In this hands-on tutorial, we build an end-to-end voice AI workflow using the Deepgram Python SDK, covering transcription, text-to-speech, async audio processing, and text intelligence. After setting up authentication and initializing both synchronous and asynchronous Deepgram clients, we work with real audio data to explore the SDK's capabilities.
First, we transcribe audio from a remote URL using the nova-3 model with smart formatting, diarization, and filler words enabled. The output includes a full transcript, confidence scores, word-level timestamps, and speaker labels. We then transcribe a local audio file, enabling paragraph formatting and AI-powered summarization to get a more readable and analysis-friendly result.
To demonstrate scalability, we run both URL-based and file-based transcriptions in parallel using asyncio.gather. This asynchronous approach reduces total processing time and prepares the pipeline for production use.
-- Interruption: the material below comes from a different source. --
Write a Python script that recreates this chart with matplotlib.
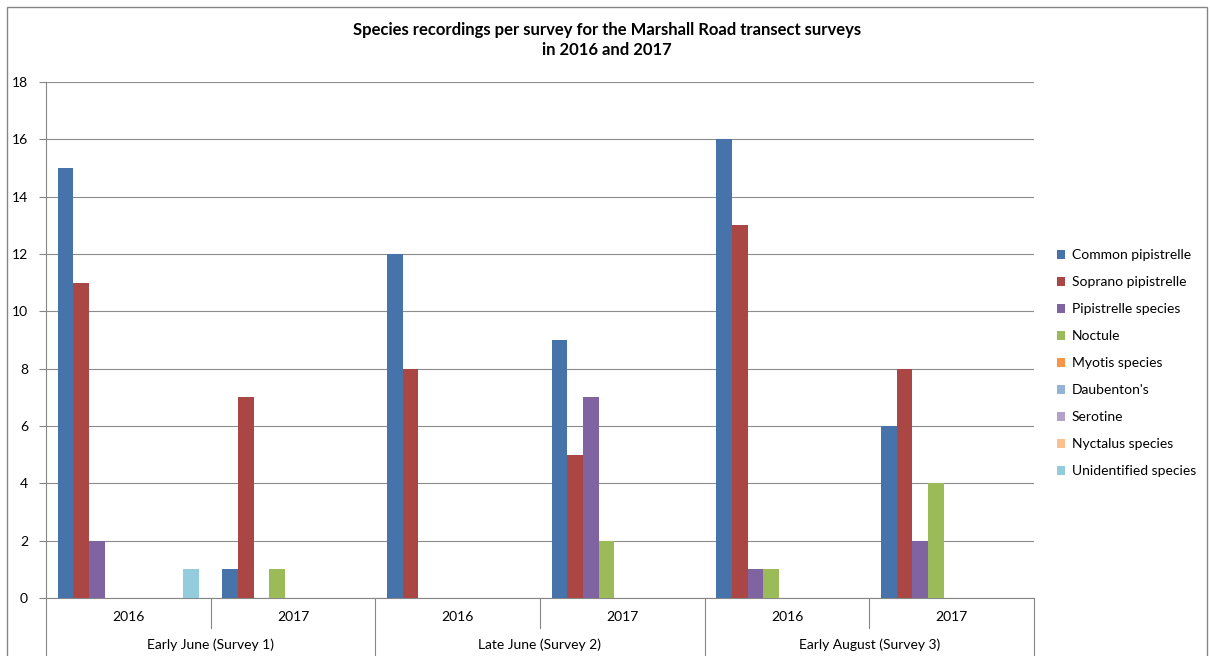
import matplotlib
matplotlib.use('Agg')
import matplotlib.pyplot as plt
import matplotlib.transforms as mtransforms
from matplotlib.patches import Rectangle
import numpy as np

plt.rcParams['font.family'] = ['Lato', 'DejaVu Sans']

# 数据：每次调查、每年的物种记录数
surveys = ['Early June (Survey 1)', 'Late June (Survey 2)', 'Early August (Survey 3)']
years = ['2016', '2017']
species = ['Common pipistrelle', 'Soprano pipistrelle', 'Pipistrelle species', 'Noctule',
           'Myotis species', "Daubenton's", 'Serotine', 'Nyctalus species', 'Unidentified species']

common_pip = [15, 1, 12, 9, 16, 6]
soprano_pip = [11, 7, 8, 5, 13, 8]
pip_species = [2, 0, 0, 7, 1, 2]
noctule = [0, 1, 0, 2, 1, 4]
myotis = [0, 0, 0, 0, 0, 0]
daubentons = [0, 0, 0, 0, 0, 0]
serotine = [0, 0, 0, 0, 0, 0]
nyctalus = [0, 0, 0, 0, 0, 0]
unidentified = [1, 0, 0, 0, 0, 0]

series = [common_pip, soprano_pip, pip_species, noctule, myotis,
          daubentons, serotine, nyctalus, unidentified]
colors = ['#4673AA', '#AA4744', '#8064A2', '#9BBB59', '#F79646',
          '#95B3D7', '#B3A2C7', '#FAC090', '#93CDDD']

W, H = 1210, 656
fig = plt.figure(figsize=(W / 100, H / 100), dpi=100)
ax = fig.add_axes([46 / W, 1 - 598 / H, 988 / W, 516 / H])

# 外框
fig.patches.append(Rectangle((7 / W, -0.05), 1200 / W, 1.05 - 7 / H, transform=fig.transFigure,
                             fill=False, edgecolor='#868686', linewidth=1.0))

n_groups = len(surveys) * len(years)
x = np.arange(n_groups)
width = 1 / (len(series) + 1.5)
for i, (vals, name) in enumerate(zip(series, species)):
    ax.bar(x + (i - (len(series) - 1) / 2) * width, vals, width, color=colors[i],
           label=name, linewidth=0, zorder=3)

ax.set_xlim(-0.5, n_groups - 0.5)
ax.set_ylim(0, 18)
ax.set_yticks(range(0, 19, 2))
ax.yaxis.grid(True, color='#8c8c8c', linewidth=0.8, zorder=0)
ax.tick_params(axis='y', length=5, color='#868686', labelsize=10, pad=8)
ax.set_xticks([])
for s in ['top', 'right']:
    ax.spines[s].set_visible(False)
for s in ['left', 'bottom']:
    ax.spines[s].set_color('#868686')
    ax.spines[s].set_linewidth(0.8)

# 多级 x 轴标签
trans = mtransforms.blended_transform_factory(ax.transData, ax.transAxes)
for g in range(n_groups):
    ax.text(g, -0.037, years[g % 2], transform=trans, ha='center', va='center', fontsize=10)
for k, s in enumerate(surveys):
    ax.text(2 * k + 0.5, -0.091, s, transform=trans, ha='center', va='center', fontsize=10)
for b in np.arange(-0.5, n_groups, 1.0):
    full = int(round(b + 0.5)) % 2 == 0
    ax.plot([b, b], [0, -0.2 if full else -0.058], transform=trans, color='#868686',
            linewidth=0.8, clip_on=False)

fig.text(607 / W, 1 - 40 / H, 'Species recordings per survey for the Marshall Road transect surveys\nin 2016 and 2017',
         ha='center', va='center', fontsize=12, fontweight='bold', linespacing=1.25)

ax.legend(loc='center left', bbox_to_anchor=(1050 / W, 1 - 363 / H), bbox_transform=fig.transFigure,
          frameon=False, fontsize=10, handlelength=0.6, handleheight=0.6, handletextpad=0.45,
          labelspacing=1.08, borderpad=0)

fig.savefig('out.png', dpi=100)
The tutorial also covers text-to-speech generation. We create an MP3 audio file from a sample text using the aura-2-asteria-en voice, then compare multiple TTS voices — Asteria, Orion, and Luna — to showcase voice variety.
Finally, we apply text intelligence features to analyze a sample review. Sentiment analysis reveals positive sentiment, topic extraction identifies "customer service" and "product quality" as key themes, and intent detection captures the user's intent to purchase. This demonstrates how Deepgram’s SDK unifies transcription, speech synthesis, and natural language understanding in one Python environment.
All code examples are self-contained and ready to adapt for real-world applications such as call center analytics, voice assistants, and content generation.